For 38 students of Roosevelt Middle School of Science, Technology and Mathematics in West Palm Beach, attending the second inauguration of President Barack Obama was the icing on the cake. Their journey into the world of politics started one year ago but they sound as if they’ve been talking and watching politics for a lifetime.
The students began a year-long social studies and civics lesson that included a mock election on Nov. 1 last year, using precincts and student IDs.
Equipped with iPads, the Roosevelt students were able to get the results in about a half hour. Obama won by a landslide.
“I voted for Obama because he’s for lowering taxes,” said Justin Peith, 11, a sixth-grader who went on the trip to Washington.
For James Cook, 14, an eighth-grader, it was about giving Obama a chance to finish what he started “because of all that [then President George W.] Bush had done. He deserved a second chance.”
The pretend voting heightened interest in the inauguration and the students planned to make the trip regardless of who won the actual election.
Their real-life lesson in civics ended with their visit to the capital and attendance at the public inauguration ceremony on Jan. 21, the day the nation celebrated Dr. Martin Luther King, Jr., Day.
“Studying history in the textbooks is one thing but seeing it in action is another,” Roosevelt Middle Principal Jo Anne Rogers said. “Our kids knew why they were there and they were able to feel it. Not only being there for the significance of the events but [also] on King’s birthday was extra special.”
For James, the experience in Washington transcended race. “Some people think it was about being black but it was more than that.
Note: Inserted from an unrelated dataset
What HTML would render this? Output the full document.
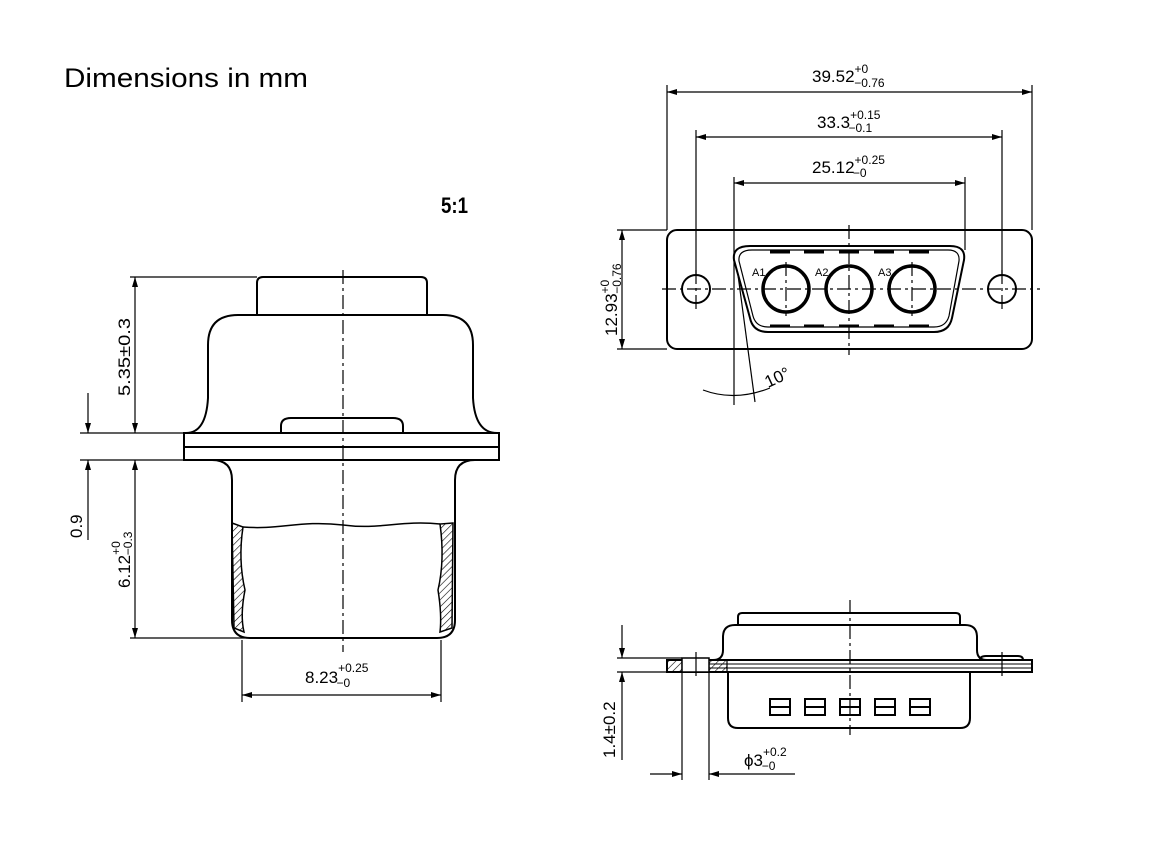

There were Spanish people and Asians, all people coming together,” he said.
T’Keyah Dennard, 14, an eighth grader, said Obama’s speeches sound better in person than on TV. Keirston Reed, 11, a sixth-grader, said she liked the Inaugural Ball the best – the Inaugural Kid’s Ball, that is, a scheduled stop on their tour when they got to dress up in their finest clothes and dance the afternoon away.
“We mostly danced the whole time,” said Keirston. On the menu at the ball: chicken, mashed potatoes, green beans, and candy.
Jeremiah O’Neal, also 11, said he liked “everything” about the trip. It was his first airplane ride and though he admitted it was sort of scary at first, it was also “awesome” once he settled into the flight.
“The students really, really enjoyed it,” said Deidra Moreland, a math resource teacher, who spent much of her personal time helping to organize the trip. “It’s so important when you build up a lesson and culminate it with a lifetime experience in person.”
Rogers said the outing was based not on who won the election but on social studies and civics lessons that started in January 2012.
“We started early enough to align their studies with the election of a president,” said Rogers, an educator who improved Lincoln Elementary School in Riviera Beach from an “F” grade on the FCAT to an “A.”
Rogers has been principal of Roosevelt Middle for two years. Moreland describes her as “hands on,” as evidenced by the lessons that culminated in the inauguration visit.
“As educators and parents, we know that the process of educating our students many times extend beyond the classrooms walls. Attending the presidential inauguration celebration is an example of that,” Rogers said.
The trip cost $750 per student, some of the money coming from fundraisers. Rogers is commending parents for seeing the importance of the trip for their children and for making it possible for them.
“They may not have been able to go, but they wanted their children to have this experience,” Moreland added.